1293. Shortest Path in a Grid with Obstacles Elimination

1293. Shortest Path in a Grid with Obstacles Elimination

Hard

Given a m * n grid, where each cell is either 0 (empty) or 1 (obstacle). In one step, you can move up, down, left or right from and to an empty cell.

Return the minimum number of steps to walk from the upper left corner (0, 0) to the lower right corner (m-1, n-1) given that you can eliminate at most k obstacles. If it is not possible to find such walk return -1.

Example 1:

Input: 
grid = 
[[0,0,0],
 [1,1,0],
 [0,0,0],
 [0,1,1],
 [0,0,0]], 
k = 1
Output: 6
Explanation: 
The shortest path without eliminating any obstacle is 10. 
The shortest path with one obstacle elimination at position (3,2) is 6. Such path is (0,0) -> (0,1) -> (0,2) -> (1,2) -> (2,2) -> (3,2) -> (4,2).

Example 2:

Input: 
grid = 
[[0,1,1],
 [1,1,1],
 [1,0,0]], 
k = 1
Output: -1
Explanation: 
We need to eliminate at least two obstacles to find such a walk.

Constraints:

• grid.length == m
• grid[0].length == n
• 1 <= m, n <= 40
• 1 <= k <= m*n
• grid[i][j] == 0 **or** 1
• grid[0][0] == grid[m-1][n-1] == 0

思路

BFS

使用一个二维数组 visited_with_used_k[m][n] 记录访问 x, y 这个点时最少需要移除几个障碍物。

使用一个队列 q 记录接下来搜索哪些点。每个 push 入队列的点需要带上“访问时移除了几个障碍物”。

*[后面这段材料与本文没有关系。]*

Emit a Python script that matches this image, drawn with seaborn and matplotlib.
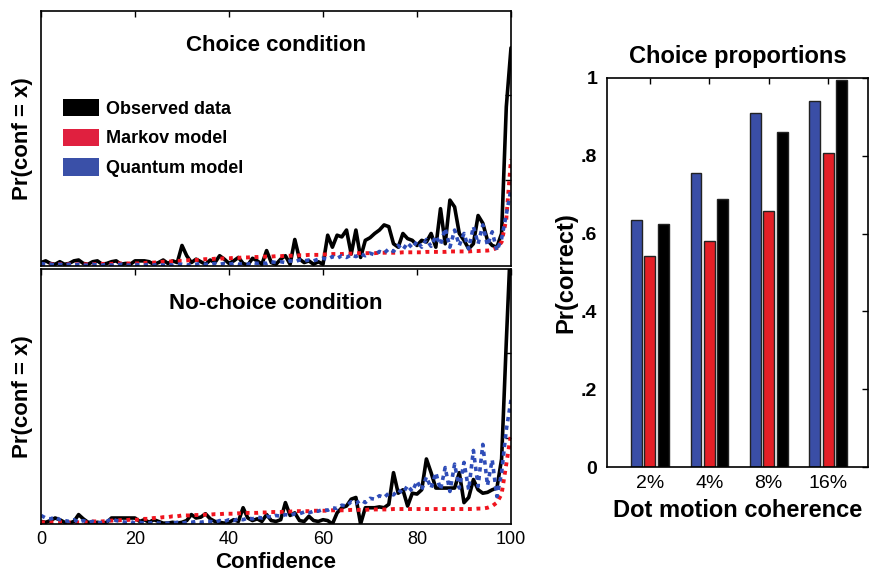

1. 在 BFS 的每个 step 周期开始时，先记录此 step 周期中需要检查多少个点，即此时 q 的 size。
2. 随后对 q 中的这 size 个元素，依次取出它们检查坐标是否在 grid 的边界内。对于每一个点：
   • 若不在边界内，continue；
   • 若在边界内，但此点有障碍，而已经移除了 >= k 个障碍物（没有剩余的移除机会了），continue；
   • 若之前到访过此点，且只需移除比现在少的障碍物，continue。
3. 在上述条件过滤后，说明这一点的 visited_with_used_k 有更优值。故更新此值。
4. 将此点纵横相邻的四个点的坐标 push 入队列。
5. 若在上述过程中发现到达了 [m - 1][n - 1] 这一点，由于在循环过程中 step 是单增的，故这时的 step 即为所需的最小 step，返回 step。
6. 若队列中的所有元素都过完了，循环结束仍未到达 [m - 1][n - 1] 这一点，说明无法到达， 返回 -1。

class Solution {
public:
    int shortestPath(vector<vector<int>>& grid, int k) {
        int m = grid.size();
        if (m == 0) return -1;
        int n = grid[0].size();
        vector<vector<int>> visited_with_used_k(m, vector<int>(n, INT_MAX));

        std::queue<std::tuple<int, int, int>> q;
        q.emplace(0, 0, 0);
        int step = 0;
        while (!q.empty()) {
            int size = q.size();
            
            while (size--) {
                int x, y, used_k;
                tie(x, y, used_k) = q.front();
                if (x == m - 1 && y == n - 1) return step;
                q.pop();

                if (x >= m || x < 0 || y >= n || y < 0) {
                    continue;
                }
                if (grid[x][y] == 1 && used_k >= k) {
                    continue;
                }

                if (grid[x][y] == 1) {
                    used_k++;
                }

                if (visited_with_used_k[x][y] <= used_k) {
                    continue;
                }

                visited_with_used_k[x][y] = used_k;
                q.emplace(x + 1, y , used_k);
                q.emplace(x - 1, y , used_k);
                q.emplace(x, y + 1, used_k);
                q.emplace(x, y - 1, used_k);
            }
            step++;
        }
        
        return -1;
    }
};

Runtime: 24 ms, faster than 77.23% of C++ online submissions for Shortest Path in a Grid with Obstacles Elimination.

Memory Usage: 13.9 MB, less than 67.88% of C++ online submissions for Shortest Path in a Grid with Obstacles Elimination.